Using the ABPRmetricstatsquery

which measures all stats known team/player and offense and defense 


then taking those stats and using the historical query to compare ALL players ever in NBA HISTORY...

you get this result for Yao Ming

rookie season:

Most Similar Player Projection using rookie year

Alonzo Mourning

2nd year

Most Similar Player Proection first 2 years

Alonzo Mourning

3rd year

Most Similar Player Projection using first 3 years

Patrick Ewing

hence he already moved up from Mourning status for his projection to Ewing status - a top 10 center

also he has BETTER projection for his frist 3 years to his prime production than Shawn Kemp, and Mourning who are his 2 closest other than Ewing.

Now the question I have is how exactly does this make him "just another Rik Smits"?


----------



## Da Grinch (Aug 17, 2002)

Ming_7_6 said:


> Now the question I have is how exactly does this make him "just another Rik Smits"?


it doesn't, but the excessive height , occasional soft play and rik smits-like offensive game( the barely off the floor turnaround J specifically) does.

in yao's defense it took smits until his prime(like 7 years) to be the guy yao was after 2 seasons, yao is better and more talented than smits , but that is who his game most resembles not zo or ewing who were very active and much more athletic


----------



## KokoTheMonkey (Aug 4, 2003)

Da Grinch said:


> it doesn't, but the excessive height , occasional soft play and rik smits-like offensive game( the barely off the floor turnaround J specifically) does.
> 
> in yao's defense it took smits until his prime(like 7 years) to be the guy yao was after 2 seasons, yao is better and more talented than smits , but that is who his game most resembles not zo or ewing who were very active and much more athletic



Exactly.
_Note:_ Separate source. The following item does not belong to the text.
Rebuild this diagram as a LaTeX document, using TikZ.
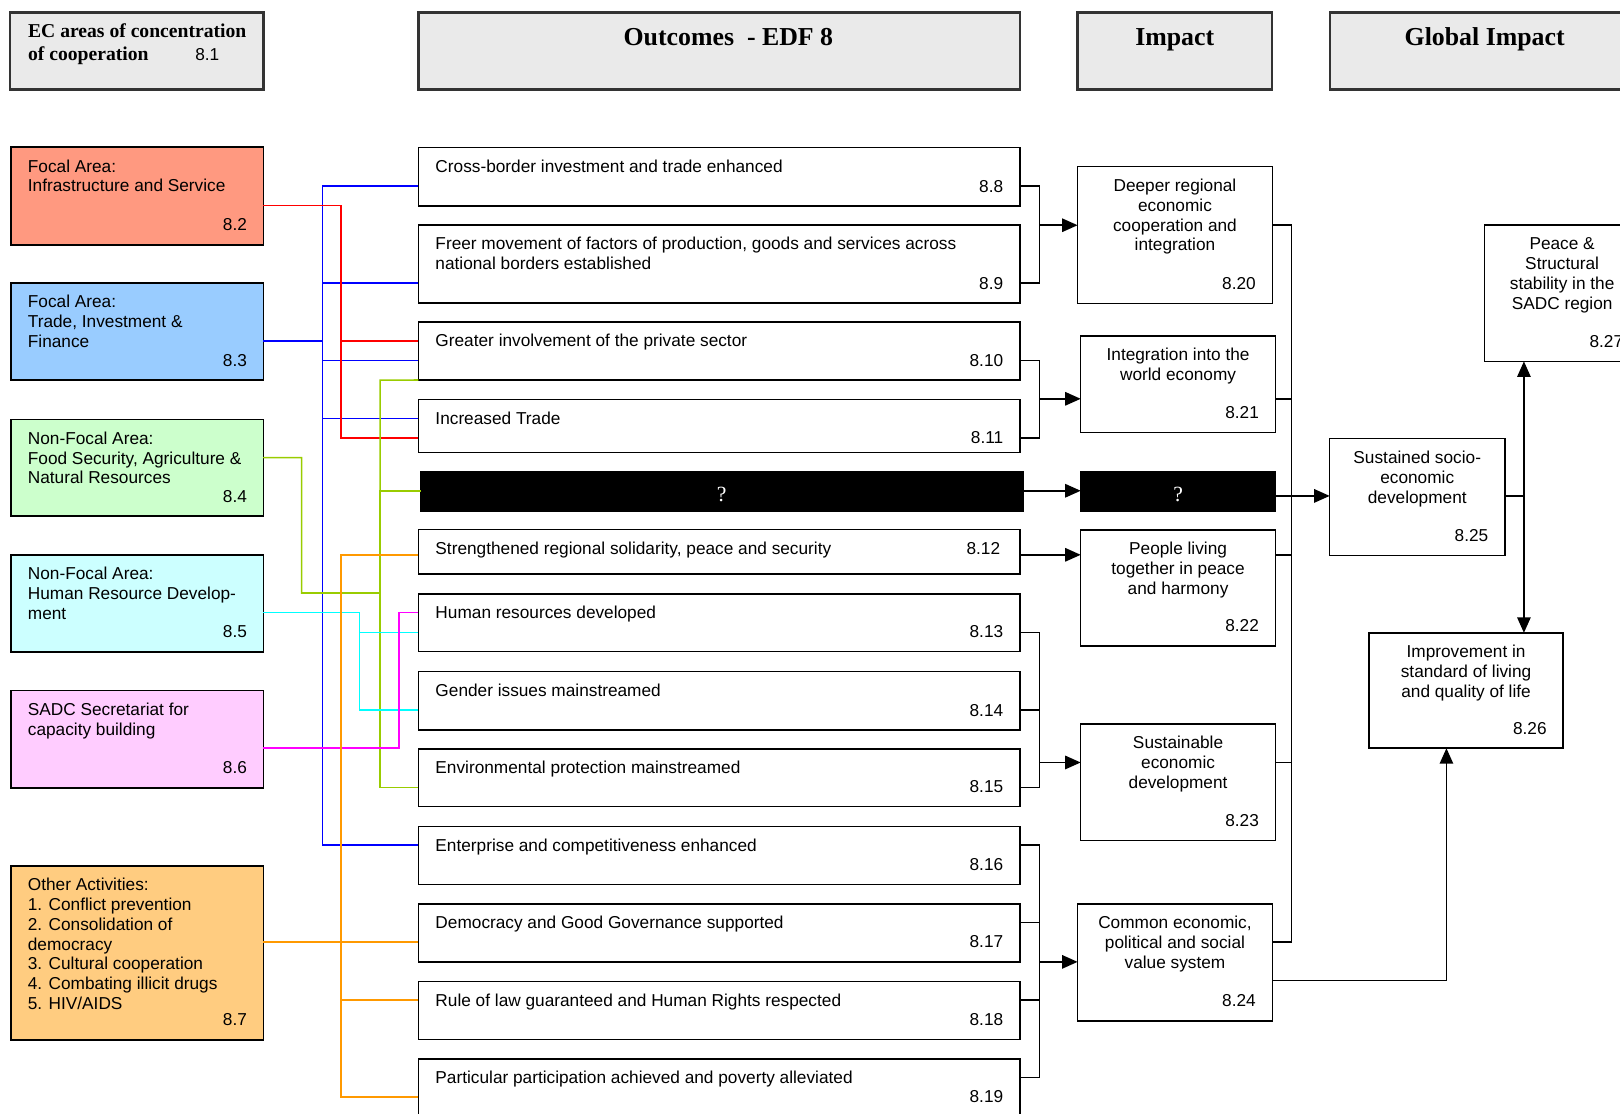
\documentclass[tikz,border=0pt]{standalone}
\usepackage{fontspec}
\setmainfont{Liberation Sans}
\newfontfamily\serifhead{Liberation Serif}
\usetikzlibrary{arrows.meta,fit}

\definecolor{hdrfill}{HTML}{EAEAEA}
\definecolor{salmon}{HTML}{FF9980}
\definecolor{paleblue}{HTML}{99CCFF}
\definecolor{palegreen}{HTML}{CCFFCC}
\definecolor{paleturq}{HTML}{CCFFFF}
\definecolor{palepink}{HTML}{FFCCFF}
\definecolor{paleorange}{HTML}{FFCC80}
\definecolor{lnred}{HTML}{FF0000}
\definecolor{lnblue}{HTML}{0000FF}
\definecolor{lngreen}{HTML}{99CC00}
\definecolor{lncyan}{HTML}{00FFFF}
\definecolor{lnmag}{HTML}{FF00FF}
\definecolor{lnorange}{HTML}{FF9900}

\newcommand\bodysize{\fontsize{16.7}{19.2}\selectfont}

\tikzset{
  frame/.style={draw=black, line width=1.5pt, inner sep=0pt, outer sep=0pt, fill=white},
  hdr/.style={frame, draw=black!80, line width=2.2pt, fill=hdrfill},
  blk/.style={frame, fill=black},
  txt/.style={inner sep=0pt, outer sep=0pt, font=\bodysize, align=left, anchor=base west},
  num/.style={inner sep=0pt, outer sep=0pt, font=\bodysize, anchor=base east},
  title/.style={inner sep=0pt, anchor=base, font=\serifhead\bfseries\fontsize{25}{29}\selectfont},
  qmark/.style={inner sep=0pt, text=white, font=\serifhead\fontsize{21}{24}\selectfont},
  lnk/.style={line width=1.5pt},
  arr/.style={lnk, -{Triangle[length=15pt,width=13pt]}},
}

% box with left-aligned text (first baseline 24pt below the top edge)
% and a number in the lower right corner
\newcommand\lefttext[4][13.5]{%
  \node[txt, anchor=north west] (#2t) at ([xshift=16.5pt,yshift=-10.56pt]#2.north west) {\strut #3};
  \node[num] (#2n) at ([xshift=-16pt,yshift=#1pt]#2.south east) {#4};}
% box with centred text and a number in the lower right corner
\newcommand\midtext[4][13.5]{%
  \node[txt, align=center, anchor=north] (#2t) at ([yshift=-10.56pt]#2.north) {\strut #3};
  \node[num] (#2n) at ([xshift=-16pt,yshift=#1pt]#2.south east) {#4};}

\begin{document}
\begin{tikzpicture}[x=1pt,y=-1pt]
\useasboundingbox (0,0) rectangle (1568,1078);
\clip (0,0) rectangle (1568,1078);

% ---------- column headers ----------
\node[hdr, fit={(10,12) (255,86.5)}] (hec) {};
\node[hdr, fit={(405,12) (987,86.5)}] (hout) {};
\node[hdr, fit={(1043,12) (1231,86.5)}] (himp) {};
\node[hdr, fit={(1287,12) (1587,86.5)}] (hglob) {};
\node[inner sep=0pt, anchor=base west, align=left,
      font=\serifhead\bfseries\fontsize{19}{22}\selectfont] (hect) at (27,58.5)
      {EC areas of concentration\\of cooperation};
\node[txt] (hecn) at (189,58.5) {8.1};
\node[title] (houtt) at (705,44) {Outcomes\ \ - EDF 8};
\node[title] (himpt) at (1137,44) {Impact};
\node[title] (hglobt) at (1437,44) {Global Impact};

% ---------- areas of cooperation ----------
\node[frame, fill=salmon,     fit={(10.5,142.5) (255,237)}] (f2) {};
\node[frame, fill=paleblue,   fit={(10.5,274) (255,368)}] (f3) {};
\node[frame, fill=palegreen,  fit={(10.5,406) (255,499.5)}] (f4) {};
\node[frame, fill=paleturq,   fit={(10.5,537) (255,631)}] (f5) {};
\node[frame, fill=palepink,   fit={(10.5,668.5) (255,762.5)}] (f6) {};
\node[frame, fill=paleorange, fit={(10.5,838) (255,1006.5)}] (f7) {};
\lefttext{f2}{Focal Area:\\Infrastructure and Service}{8.2}
\lefttext{f3}{Focal Area:\\Trade, Investment \&\\Finance}{8.3}
\lefttext{f4}{Non-Focal Area:\\Food Security, Agriculture \&\\Natural Resources}{8.4}
\lefttext{f5}{Non-Focal Area:\\Human Resource Develop-\\ment}{8.5}
\lefttext{f6}{SADC Secretariat for\\capacity building}{8.6}
\lefttext{f7}{Other Activities:\\1. Conflict prevention\\2. Consolidation of\\democracy\\3. Cultural cooperation\\4. Combating illicit drugs\\5. HIV/AIDS}{8.7}

% ---------- outcomes ----------
\node[frame, fit={(405,142.6) (987,199.4)}] (o8) {};
\node[frame, fit={(405,217.8) (987,293.3)}] (o9) {};
\node[frame, fit={(405,311.7) (987,367.8)}] (o10) {};
\node[frame, fit={(405,386.8) (987,438.1)}] (o11) {};
\node[blk,   fit={(407,456.5) (990,494.6)}] (ob) {};
\node[frame, fit={(405,512.3) (987,555.6)}] (o12) {};
\node[frame, fit={(405,575) (987,630.7)}] (o13) {};
\node[frame, fit={(405,650) (987,706.6)}] (o14) {};
\node[frame, fit={(405,725) (987,780.8)}] (o15) {};
\node[frame, fit={(405,800) (987,856)}] (o16) {};
\node[frame, fit={(405,875) (987,931)}] (o17) {};
\node[frame, fit={(405,950) (987,1006)}] (o18) {};
\node[frame, fit={(405,1025) (987,1081)}] (o19) {};
\lefttext{o8}{Cross-border investment and trade enhanced}{8.8}
\lefttext{o9}{Freer movement of factors of production, goods and services across\\national borders established}{8.9}
\lefttext{o10}{Greater involvement of the private sector}{8.10}
\lefttext[9]{o11}{Increased Trade}{8.11}
\node[qmark] (obq) at ([yshift=-3pt]ob.center) {?};
\node[txt] (o12t) at ([xshift=16.5pt,yshift=-24pt]o12.north west) {Strengthened regional solidarity, peace and security};
\node[num] (o12n) at ([xshift=-19pt,yshift=-24pt]o12.north east) {8.12};
\lefttext{o13}{Human resources developed}{8.13}
\lefttext{o14}{Gender issues mainstreamed}{8.14}
\lefttext{o15}{Environmental protection mainstreamed}{8.15}
\lefttext{o16}{Enterprise and competitiveness enhanced}{8.16}
\lefttext{o17}{Democracy and Good Governance supported}{8.17}
\lefttext{o18}{Rule of law guaranteed and Human Rights respected}{8.18}
\lefttext{o19}{Particular participation achieved and poverty alleviated}{8.19}

% ---------- impact ----------
\node[frame, fit={(1043,161.3) (1231.5,293.6)}] (i20) {};
\node[frame, fit={(1046,325.2) (1234.5,418.8)}] (i21) {};
\node[blk,   fit={(1046,456.5) (1234.5,494.6)}] (ib) {};
\node[frame, fit={(1046,513) (1234.5,625.2)}] (i22) {};
\node[frame, fit={(1046,700.7) (1234.5,813.7)}] (i23) {};
\node[frame, fit={(1043,875) (1231.5,988)}] (i24) {};
\midtext{i20}{Deeper regional\\economic\\cooperation and\\integration}{8.20}
\midtext{i21}{Integration into the\\world economy}{8.21}
\node[qmark] (ibq) at ([yshift=-3pt]ib.center) {?};
\midtext{i22}{People living\\together in peace\\and harmony}{8.22}
\midtext{i23}{Sustainable\\economic\\development}{8.23}
\midtext{i24}{Common economic,\\political and social\\value system}{8.24}

% ---------- global impact ----------
\node[frame, fit={(1287,424.5) (1456.5,537.5)}] (g25) {};
\node[frame, fit={(1325,612.5) (1513,724.2)}] (g26) {};
\node[frame, fit={(1437,217.8) (1587,349.8)}] (g27) {};
\midtext{g25}{Sustained socio-\\economic\\development}{8.25}
\midtext{g26}{Improvement in\\standard of living\\and quality of life}{8.26}
\midtext{g27}{Peace \&\\Structural\\stability in the\\SADC region}{8.27}

% ---------- coloured links: areas -> outcomes ----------
\foreach \t/\y in {o8/180,o9/274,o10/349,o11/405,o16/818}
  \draw[lnk, lnblue] (f3.east |- 0,330) -| (312,\y) -- (\t.west |- 0,\y);
\foreach \t/\y in {o10/330,o11/424}
  \draw[lnk, lnred] (f2.east |- 0,199) -| (330,\y) -- (\t.west |- 0,\y);
\draw[lnk, lngreen] (f4.east |- 0,443) -| (292,574) -| (368,368) -- (o10.south west);
\draw[lnk, lngreen] (f4.east |- 0,443) -| (292,574) -| (368,762) -- (o15.west |- 0,762);
\draw[lnk, lngreen] (f4.east |- 0,443) -| (292,574) -| (368,475) -- (ob.west |- 0,475);
\foreach \t/\y in {o13/612,o14/687}
  \draw[lnk, lncyan] (f5.east |- 0,593) -| (348,\y) -- (\t.west |- 0,\y);
\draw[lnk, lnmag] (f6.east |- 0,724) -| (386,593) -- (o13.west |- 0,593);
\draw[lnk, lnorange] (f7.east |- 0,912) -- (o17.west |- 0,912);
\foreach \t/\y in {o12/537,o18/968,o19/1062}
  \draw[lnk, lnorange] (f7.east |- 0,912) -| (330,\y) -- (\t.west |- 0,\y);

% ---------- outcomes -> impact ----------
\draw[lnk] (o9.east |- 0,274) -| (1006,218);
\draw[arr] (o8.east |- 0,180) -| (1006,218) -- (i20.west |- 0,218);
\draw[lnk] (o11.east |- 0,424) -| (1006,386);
\draw[arr] (o10.east |- 0,349) -| (1006,386) -- (i21.west |- 0,386);
\draw[arr] (ob.east |- 0,475) -- (ib.west |- 0,475);
\draw[arr] (o12.east |- 0,537) -- (i22.west |- 0,537);
\draw[lnk] (o13.east |- 0,612) -| (1006,738);
\draw[lnk] (o15.east |- 0,762) -| (1006,738);
\draw[arr] (o14.east |- 0,687) -| (1006,738) -- (i23.west |- 0,738);
\draw[lnk] (o16.east |- 0,818) -| (1006,931);
\draw[lnk] (o18.east |- 0,968) -| (1006,931);
\draw[lnk] (o19.east |- 0,1043) -| (1006,931);
\draw[arr] (o17.east |- 0,893) -| (1006,931) -- (i24.west |- 0,931);

% ---------- impact -> global impact ----------
\foreach \t/\y in {i20/218,i21/386,i22/537,i23/738,i24/912}
  \draw[lnk] (\t.east |- 0,\y) -| (1250,480);
\draw[arr] (ib.east |- 0,480) -- (g25.west |- 0,480);
\draw[arr] (g25.east |- 0,480) -| (g27.south -| 1475,0);
\draw[arr] (g25.east |- 0,480) -| (g26.north -| 1475,0);
\draw[arr] (i24.east |- 0,949) -| (g26.south -| 1400,0);
\end{tikzpicture}
\end{document}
You can bring all the statistical proof you want, but as long as both are 7'6 and have similar style's of play, there's going to be a comparison.


----------



## Clutch777 (Aug 22, 2005)

Da Grinch said:


> yao is better and more talented than smits , but that is who his game most resembles not zo or ewing who were very active and much more athletic


Agreed :cheers:


----------



## tempe85 (Jan 7, 2005)

Ming_7_6 said:


> Using the ABPRmetricstatsquery
> 
> which measures all stats known team/player and offense and defense
> 
> ...


 :laugh:  :rofl: :rofl: :rotf: :rotf: :sfight:  :mrt:


----------



## Gripni (Dec 14, 2003)

Yao > Smits
Ewing >>>>>>>>>>>>>>>>>>>>>>>>>>>>>>>>>>>>>>>>>>>>>>>>^<>^<>^<+_(^&*$^*&%> Smits


----------



## RSP83 (Nov 24, 2002)

Yao is very similar to Ewing in terms of being an All-Star center who get posterized a lot.


----------